According to a policy leader at a leading crypto firm, US banks earn about $176 billion annually from deposits at the Federal Reserve (totaling around $3 trillion). They also make an additional $187 billion per year from card fees, equivalent to about $1,440 per household. These figures explain why the banking sector fears competition from stablecoin yields.

Why the crypto industry cannot afford to concede

For Ripple, Coinbase, and other major crypto companies, the Clarification Act is not just about avoiding litigation but about opening entirely new business models currently delayed by regulatory ambiguity.

Ripple has actively invested in this process — the company holds a US national banking license and is seeking access to the Fed related to RLUSD stablecoin. Recently, Ripple acquired the broker Hidden Road, a platform processing about $3 trillion annually for over 300 clients. This deal signals a strategic focus on processes dependent on federal standards — the very standards the Clarification Act aims to provide.

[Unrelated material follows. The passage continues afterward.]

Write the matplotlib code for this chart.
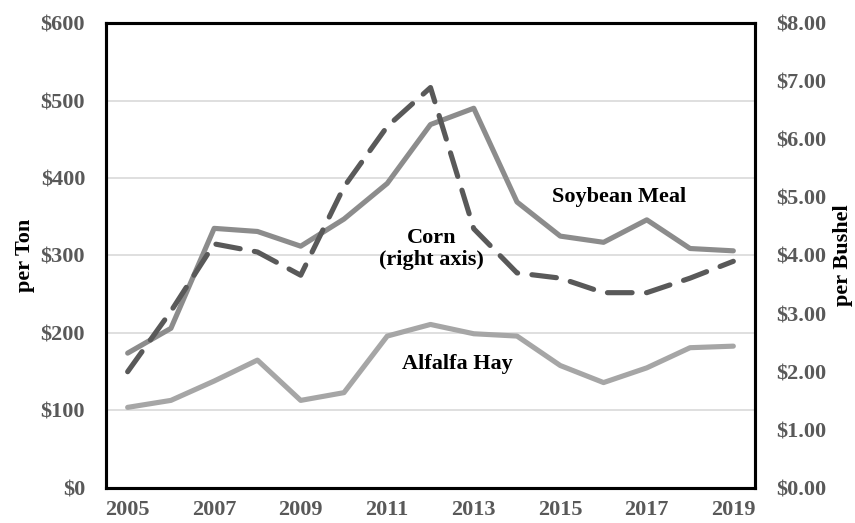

Similarly, Coinbase CEO emphasized that the bill is necessary to “unlock” crypto in the US through clear rules, which will protect consumers and empower builders.

Global pressure to act

The cost of delay is becoming increasingly clear in the global context. Europe has implemented the Markets in Crypto-Assets (MiCA) regulation with standardized market licensing standards. In Asia, hubs like Hong Kong and Singapore are pushing regulations designed to attract global liquidity flows.

If the US continues to be gridlocked, American crypto companies will keep migrating abroad, leaving growth opportunities to international competitors. This is why pro-legislation lawmakers emphasize that “unclear regulations have driven digital asset companies overseas” and that the bill must be passed quickly to “keep the US at the forefront.”

The upcoming deadlock

Despite urgency from both sides, the divisions between Republicans and Democrats over DeFi, stablecoin yields, and compliance requirements seem too deep to reconcile before Thursday’s deadline. Negotiations continue, but the path to an agreement remains fraught with obstacles.

The question is whether the crypto industry can persuade Democratic lawmakers that regulatory certainty will bring more benefits than the risks they fear. If not, this bill could become one of the examples of how competing interests hinder progress in this emerging industry.